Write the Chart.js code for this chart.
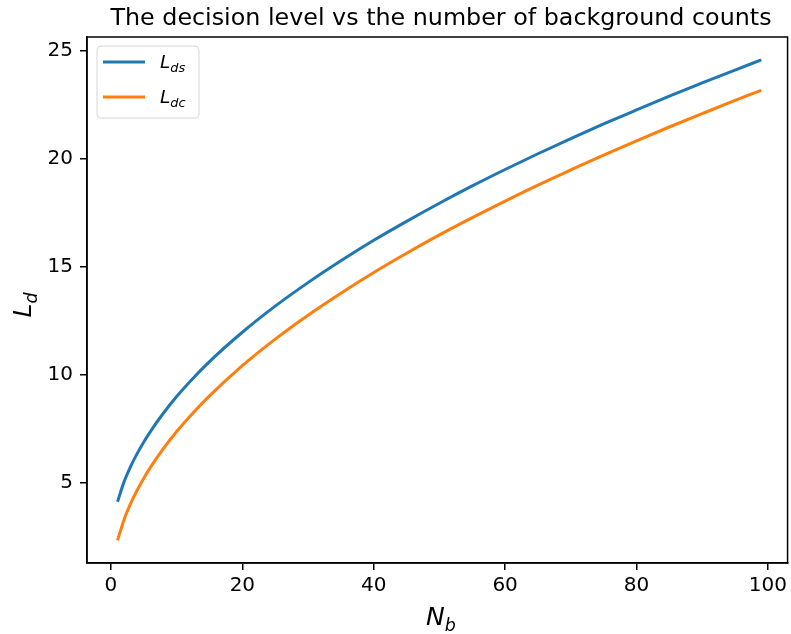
<!DOCTYPE html>
<html>
<head>
<meta charset="utf-8">
<script src="https://cdn.jsdelivr.net/npm/chart.js@4"></script>
<style>
  html, body { margin: 0; padding: 0; background: #fff; }
  #wrap { width: 791px; height: 634px; }
</style>
</head>
<body>
<div id="wrap"><canvas id="chart" width="791" height="634"></canvas></div>
<script>
// values
const nb = [1, 2, 3, 4, 5, 6, 8, 10, 12, 15, 20, 25, 30, 35, 40, 45, 50, 55, 60, 65, 70, 75, 80, 85, 90, 95, 99];
const lds = [4.12, 5.05, 5.76, 6.36, 6.89, 7.37, 8.23, 8.99, 9.68, 10.61, 11.97, 13.18, 14.27, 15.28, 16.23, 17.11, 17.95, 18.75, 19.51, 20.24, 20.94, 21.62, 22.27, 22.91, 23.52, 24.12, 24.59];
const ldc = [2.33, 3.30, 4.04, 4.66, 5.21, 5.71, 6.59, 7.37, 8.07, 9.02, 10.42, 11.65, 12.76, 13.78, 14.74, 15.63, 16.48, 17.28, 18.05, 18.79, 19.49, 20.18, 20.84, 21.48, 22.10, 22.71, 23.18];
const xTicks = [0, 20, 40, 60, 80, 100];
const yTicks = [5, 10, 15, 20, 25];

const COLORS = { ds: "#1f77b4", dc: "#ff7f0e", text: "#000" };
const FONT = "'DejaVu Sans', sans-serif";

const toPoints = (ys) => nb.map((x, i) => ({ x, y: ys[i] }));

// text with a math-style subscript: italic main letter + smaller italic sub
function mathText(ctx, main, sub, x, y, size, align) {
  ctx.font = `italic ${size}px ${FONT}`;
  const w1 = ctx.measureText(main).width;
  ctx.font = `italic ${size * 0.7}px ${FONT}`;
  const w2 = ctx.measureText(sub).width;
  let sx = x;
  if (align === "center") sx = x - (w1 + w2) / 2;
  ctx.textAlign = "left";
  ctx.textBaseline = "alphabetic";
  ctx.font = `italic ${size}px ${FONT}`;
  ctx.fillText(main, sx, y);
  ctx.font = `italic ${size * 0.7}px ${FONT}`;
  ctx.fillText(sub, sx + w1, y + size * 0.22);
}

const decor = {
  id: "decor",
  afterDraw(chart) {
    const { ctx, chartArea: a } = chart;
    ctx.save();
    // frame (all four spines)
    ctx.strokeStyle = "#000";
    ctx.lineWidth = 1.5;
    ctx.strokeRect(a.left, a.top, a.right - a.left, a.bottom - a.top);

    // title
    ctx.fillStyle = COLORS.text;
    ctx.font = `23.8px ${FONT}`;
    ctx.textAlign = "center";
    ctx.textBaseline = "alphabetic";
    ctx.fillText("The decision level vs the number of background counts", 441, 25);

    // axis titles
    mathText(ctx, "N", "b", 441, 625, 25, "center");
    ctx.save();
    ctx.translate(31, 305);
    ctx.rotate(-Math.PI / 2);
    mathText(ctx, "L", "d", 0, 0, 25, "center");
    ctx.restore();

    // legend
    const bx = 97, by = 46, bw = 102, bh = 72, r = 4;
    ctx.beginPath();
    ctx.moveTo(bx + r, by);
    ctx.arcTo(bx + bw, by, bx + bw, by + bh, r);
    ctx.arcTo(bx + bw, by + bh, bx, by + bh, r);
    ctx.arcTo(bx, by + bh, bx, by, r);
    ctx.arcTo(bx, by, bx + bw, by, r);
    ctx.closePath();
    ctx.fillStyle = "rgba(255,255,255,0.8)";
    ctx.fill();
    ctx.strokeStyle = "#d6d6d6";
    ctx.lineWidth = 1;
    ctx.stroke();

    const items = [["ds", COLORS.ds, 62], ["dc", COLORS.dc, 97]];
    items.forEach(([sub, color, y]) => {
      ctx.strokeStyle = color;
      ctx.lineWidth = 3;
      ctx.beginPath();
      ctx.moveTo(103, y);
      ctx.lineTo(145, y);
      ctx.stroke();
      ctx.fillStyle = COLORS.text;
      mathText(ctx, "L", sub, 160, y + 6, 18.5, "left");
    });
    ctx.restore();
  },
};

new Chart(document.getElementById("chart"), {
  type: "line",
  data: {
    datasets: [
      { label: "Lds", data: toPoints(lds), borderColor: COLORS.ds, borderWidth: 3, pointRadius: 0, cubicInterpolationMode: "monotone", fill: false },
      { label: "Ldc", data: toPoints(ldc), borderColor: COLORS.dc, borderWidth: 3, pointRadius: 0, cubicInterpolationMode: "monotone", fill: false },
    ],
  },
  options: {
    responsive: false,
    animation: false,
    layout: { padding: { top: 37, right: 2, left: 0, bottom: 0 } },
    plugins: { legend: { display: false }, tooltip: { enabled: false }, title: { display: false } },
    scales: {
      x: {
        type: "linear",
        min: -3.65,
        max: 103.0,
        afterBuildTicks: (axis) => { axis.ticks = xTicks.map((v) => ({ value: v })); },
        afterFit: (axis) => { axis.height = 71; },
        ticks: { color: COLORS.text, font: { family: FONT, size: 20 }, padding: 4, maxRotation: 0 },
        grid: { display: true, drawOnChartArea: false, drawTicks: true, tickLength: 7, color: "#000", lineWidth: 1.5 },
        border: { display: true, color: "#000", width: 1.5 },
      },
      y: {
        min: 1.28,
        max: 25.65,
        afterBuildTicks: (axis) => { axis.ticks = yTicks.map((v) => ({ value: v })); },
        afterFit: (axis) => { axis.width = 87; },
        ticks: { color: COLORS.text, font: { family: FONT, size: 20 }, padding: 7 },
        grid: { display: true, drawOnChartArea: false, drawTicks: true, tickLength: 7, color: "#000", lineWidth: 1.5 },
        border: { display: true, color: "#000", width: 1.5 },
      },
    },
  },
  plugins: [decor],
});
</script>
</body>
</html>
########################################
• [WORK TO BE COMPLETED]: Set the lines above down again, word for word, from the first through the one containing "ctx.strokeRect(a.left, a.top, a.right"; pictures excluded.

• [COMPLETE ANSWER]:
Write the Chart.js code for this chart.
<!DOCTYPE html>
<html>
<head>
<meta charset="utf-8">
<script src="https://cdn.jsdelivr.net/npm/chart.js@4"></script>
<style>
  html, body { margin: 0; padding: 0; background: #fff; }
  #wrap { width: 791px; height: 634px; }
</style>
</head>
<body>
<div id="wrap"><canvas id="chart" width="791" height="634"></canvas></div>
<script>
// values
const nb = [1, 2, 3, 4, 5, 6, 8, 10, 12, 15, 20, 25, 30, 35, 40, 45, 50, 55, 60, 65, 70, 75, 80, 85, 90, 95, 99];
const lds = [4.12, 5.05, 5.76, 6.36, 6.89, 7.37, 8.23, 8.99, 9.68, 10.61, 11.97, 13.18, 14.27, 15.28, 16.23, 17.11, 17.95, 18.75, 19.51, 20.24, 20.94, 21.62, 22.27, 22.91, 23.52, 24.12, 24.59];
const ldc = [2.33, 3.30, 4.04, 4.66, 5.21, 5.71, 6.59, 7.37, 8.07, 9.02, 10.42, 11.65, 12.76, 13.78, 14.74, 15.63, 16.48, 17.28, 18.05, 18.79, 19.49, 20.18, 20.84, 21.48, 22.10, 22.71, 23.18];
const xTicks = [0, 20, 40, 60, 80, 100];
const yTicks = [5, 10, 15, 20, 25];

const COLORS = { ds: "#1f77b4", dc: "#ff7f0e", text: "#000" };
const FONT = "'DejaVu Sans', sans-serif";

const toPoints = (ys) => nb.map((x, i) => ({ x, y: ys[i] }));

// text with a math-style subscript: italic main letter + smaller italic sub
function mathText(ctx, main, sub, x, y, size, align) {
  ctx.font = `italic ${size}px ${FONT}`;
  const w1 = ctx.measureText(main).width;
  ctx.font = `italic ${size * 0.7}px ${FONT}`;
  const w2 = ctx.measureText(sub).width;
  let sx = x;
  if (align === "center") sx = x - (w1 + w2) / 2;
  ctx.textAlign = "left";
  ctx.textBaseline = "alphabetic";
  ctx.font = `italic ${size}px ${FONT}`;
  ctx.fillText(main, sx, y);
  ctx.font = `italic ${size * 0.7}px ${FONT}`;
  ctx.fillText(sub, sx + w1, y + size * 0.22);
}

const decor = {
  id: "decor",
  afterDraw(chart) {
    const { ctx, chartArea: a } = chart;
    ctx.save();
    // frame (all four spines)
    ctx.strokeStyle = "#000";
    ctx.lineWidth = 1.5;
    ctx.strokeRect(a.left, a.top, a.right - a.left, a.bottom - a.top);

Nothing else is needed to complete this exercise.